При сем выписка постановления коллегии НКПС от 17/11 из журнала заседания секции ВТК от 8/11 по вопросу о тепловозе системы инж. А. И. Шелеста.
ВТК признало целесообразным строить этот тепловоз за границей. Я считаю такое постановление недостаточно еще обоснованным – и полагаю, что необходимо изыскать всемерно возможность строить у нас, в России. И поэтому я обращаюсь к Вам за помощью. Постройка и сама попытка постройки тепловоза в России обозначали бы:
1) создание у нас очага теоретической и практической работы по основному вопросу нашего тягового хозяйства. При разрешении этого основного вопроса разрешались бы побочные, по первостепенной важности вопросы;
2) работу над приспособлением наших отсталых заводов к требованиям развивающейся техники. Если эта работа не будет вестись, нам угрожает необходимость закрытия наших заводов и рабство заграничному капиталу;
3) проверку наших «ученостей» по технике, ибо до сих пор они при всей своей многочисленности (конечно, по нашему масштабу – нищих) ей-ей советский хлеб даром едят и даже во вред республике. Вся моя двухлетняя практика доказала мне это. Надо их заставить работать по конкретному заданию или прогнать.

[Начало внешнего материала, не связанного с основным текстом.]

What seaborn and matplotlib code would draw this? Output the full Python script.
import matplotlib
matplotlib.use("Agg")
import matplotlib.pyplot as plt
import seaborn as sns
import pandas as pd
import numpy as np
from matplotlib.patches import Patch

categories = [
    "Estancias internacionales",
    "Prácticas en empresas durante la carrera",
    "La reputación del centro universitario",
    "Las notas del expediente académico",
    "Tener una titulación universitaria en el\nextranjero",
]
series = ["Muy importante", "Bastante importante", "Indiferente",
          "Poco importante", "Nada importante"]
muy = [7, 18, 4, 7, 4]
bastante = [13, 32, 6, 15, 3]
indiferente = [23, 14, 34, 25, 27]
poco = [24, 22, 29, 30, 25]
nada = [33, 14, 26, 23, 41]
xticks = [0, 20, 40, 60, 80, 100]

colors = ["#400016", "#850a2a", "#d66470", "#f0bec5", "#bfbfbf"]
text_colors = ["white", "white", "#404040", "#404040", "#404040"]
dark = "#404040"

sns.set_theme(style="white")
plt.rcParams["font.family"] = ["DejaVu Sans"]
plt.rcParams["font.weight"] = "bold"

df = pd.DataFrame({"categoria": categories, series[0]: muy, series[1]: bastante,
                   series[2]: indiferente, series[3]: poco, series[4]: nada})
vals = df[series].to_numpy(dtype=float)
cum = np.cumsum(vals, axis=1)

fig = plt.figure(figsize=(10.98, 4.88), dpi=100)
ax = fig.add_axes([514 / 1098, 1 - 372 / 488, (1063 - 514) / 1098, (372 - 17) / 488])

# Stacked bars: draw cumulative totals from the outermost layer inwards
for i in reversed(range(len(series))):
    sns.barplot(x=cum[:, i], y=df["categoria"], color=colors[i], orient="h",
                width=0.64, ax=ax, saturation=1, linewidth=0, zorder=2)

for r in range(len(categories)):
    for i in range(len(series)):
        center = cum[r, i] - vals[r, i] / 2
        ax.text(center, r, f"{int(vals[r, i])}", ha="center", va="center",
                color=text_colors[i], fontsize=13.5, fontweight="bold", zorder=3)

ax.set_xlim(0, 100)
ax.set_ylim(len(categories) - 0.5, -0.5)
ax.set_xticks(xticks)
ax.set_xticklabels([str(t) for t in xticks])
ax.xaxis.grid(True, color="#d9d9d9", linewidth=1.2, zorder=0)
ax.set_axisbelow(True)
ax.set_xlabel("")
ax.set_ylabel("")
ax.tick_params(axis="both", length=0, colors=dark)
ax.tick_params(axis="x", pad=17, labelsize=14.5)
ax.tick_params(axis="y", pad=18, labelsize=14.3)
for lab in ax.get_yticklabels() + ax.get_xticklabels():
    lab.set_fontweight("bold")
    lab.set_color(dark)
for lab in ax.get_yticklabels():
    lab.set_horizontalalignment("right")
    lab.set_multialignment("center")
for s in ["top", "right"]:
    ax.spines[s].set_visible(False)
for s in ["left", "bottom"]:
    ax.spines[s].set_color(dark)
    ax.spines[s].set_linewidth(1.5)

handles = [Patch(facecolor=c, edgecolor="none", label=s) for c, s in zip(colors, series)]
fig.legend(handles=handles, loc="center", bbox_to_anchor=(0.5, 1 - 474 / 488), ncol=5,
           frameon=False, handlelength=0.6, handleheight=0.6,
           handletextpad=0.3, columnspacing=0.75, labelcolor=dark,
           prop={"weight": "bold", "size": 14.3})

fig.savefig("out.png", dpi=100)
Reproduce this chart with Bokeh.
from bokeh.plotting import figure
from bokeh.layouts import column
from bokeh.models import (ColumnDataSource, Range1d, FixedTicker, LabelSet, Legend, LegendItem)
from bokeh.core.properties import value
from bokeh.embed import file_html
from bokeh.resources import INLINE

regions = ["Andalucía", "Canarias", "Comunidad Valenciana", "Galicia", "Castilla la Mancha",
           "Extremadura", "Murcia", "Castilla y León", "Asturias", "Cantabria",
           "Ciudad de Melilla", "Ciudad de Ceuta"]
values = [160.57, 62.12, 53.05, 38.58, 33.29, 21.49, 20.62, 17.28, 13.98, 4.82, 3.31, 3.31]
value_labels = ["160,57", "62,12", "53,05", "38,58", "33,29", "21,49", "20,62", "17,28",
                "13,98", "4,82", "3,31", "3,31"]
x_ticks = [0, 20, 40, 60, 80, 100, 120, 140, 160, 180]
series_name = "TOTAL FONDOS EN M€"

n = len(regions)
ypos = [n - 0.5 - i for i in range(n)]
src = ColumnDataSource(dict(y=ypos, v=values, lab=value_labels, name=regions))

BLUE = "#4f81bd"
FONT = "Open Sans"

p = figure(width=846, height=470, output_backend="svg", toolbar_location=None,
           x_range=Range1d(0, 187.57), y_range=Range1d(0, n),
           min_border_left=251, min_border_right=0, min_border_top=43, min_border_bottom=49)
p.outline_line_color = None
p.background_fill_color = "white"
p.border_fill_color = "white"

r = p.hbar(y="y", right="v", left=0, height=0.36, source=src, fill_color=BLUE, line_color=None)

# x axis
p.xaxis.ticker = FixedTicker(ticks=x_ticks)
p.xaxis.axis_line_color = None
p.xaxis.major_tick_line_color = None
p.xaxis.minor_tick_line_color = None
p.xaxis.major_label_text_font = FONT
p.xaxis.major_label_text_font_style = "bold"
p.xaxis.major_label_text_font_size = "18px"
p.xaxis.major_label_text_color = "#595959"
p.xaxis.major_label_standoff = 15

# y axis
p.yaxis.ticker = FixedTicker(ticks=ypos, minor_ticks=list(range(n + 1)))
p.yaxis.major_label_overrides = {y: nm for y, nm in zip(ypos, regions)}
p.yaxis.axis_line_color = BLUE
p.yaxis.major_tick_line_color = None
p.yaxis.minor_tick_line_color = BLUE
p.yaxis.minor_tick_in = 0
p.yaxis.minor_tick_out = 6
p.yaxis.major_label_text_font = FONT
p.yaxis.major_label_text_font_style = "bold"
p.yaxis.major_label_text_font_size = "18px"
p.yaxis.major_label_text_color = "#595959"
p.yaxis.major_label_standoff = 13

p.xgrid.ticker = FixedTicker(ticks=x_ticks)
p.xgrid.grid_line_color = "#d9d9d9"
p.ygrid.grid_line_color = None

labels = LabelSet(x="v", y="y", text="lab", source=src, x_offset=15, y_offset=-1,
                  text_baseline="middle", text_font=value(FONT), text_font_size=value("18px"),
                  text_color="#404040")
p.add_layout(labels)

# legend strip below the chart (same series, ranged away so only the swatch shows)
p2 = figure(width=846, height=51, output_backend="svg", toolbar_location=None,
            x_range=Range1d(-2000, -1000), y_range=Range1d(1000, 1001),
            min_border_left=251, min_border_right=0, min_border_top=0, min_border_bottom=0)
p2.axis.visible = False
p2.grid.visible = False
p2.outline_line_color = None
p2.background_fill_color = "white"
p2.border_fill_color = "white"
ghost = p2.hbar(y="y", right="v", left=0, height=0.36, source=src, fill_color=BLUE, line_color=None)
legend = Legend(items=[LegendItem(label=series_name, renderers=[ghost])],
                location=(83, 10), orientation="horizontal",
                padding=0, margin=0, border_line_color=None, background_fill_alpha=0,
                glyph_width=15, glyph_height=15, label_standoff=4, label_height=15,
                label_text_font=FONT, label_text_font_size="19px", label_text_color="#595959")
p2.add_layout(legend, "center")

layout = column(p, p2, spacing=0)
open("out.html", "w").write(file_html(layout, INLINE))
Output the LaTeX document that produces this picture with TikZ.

Я не буду говорить о политических мотивах… Пусть Ломоносов строит два тепловоза за границей, а Шелест пусть у нас строит. Думаю, что на это средств жалеть не нужно. Я уверен, что, если призвать инженеров наших заводов, которые болеют душой за эти заводы, они разобьют доводы наших инженеров путейских. Можно из-за границы получить все части, все то, чего нельзя у нас сделать. Можно посылать за границу для той или другой частности, для изучения теоретической постановки – кого потребуется, но строить следовало бы здесь.
И постройка его была бы вопросом не только Шелеста или другого инженера, а всего Госплана, всего НКПС всего ВСНХ и всей нашей партии изо дня в день. А за границей, боюсь, это будет вопросом борьбы и интриг двух – Шелест – Ломоносов.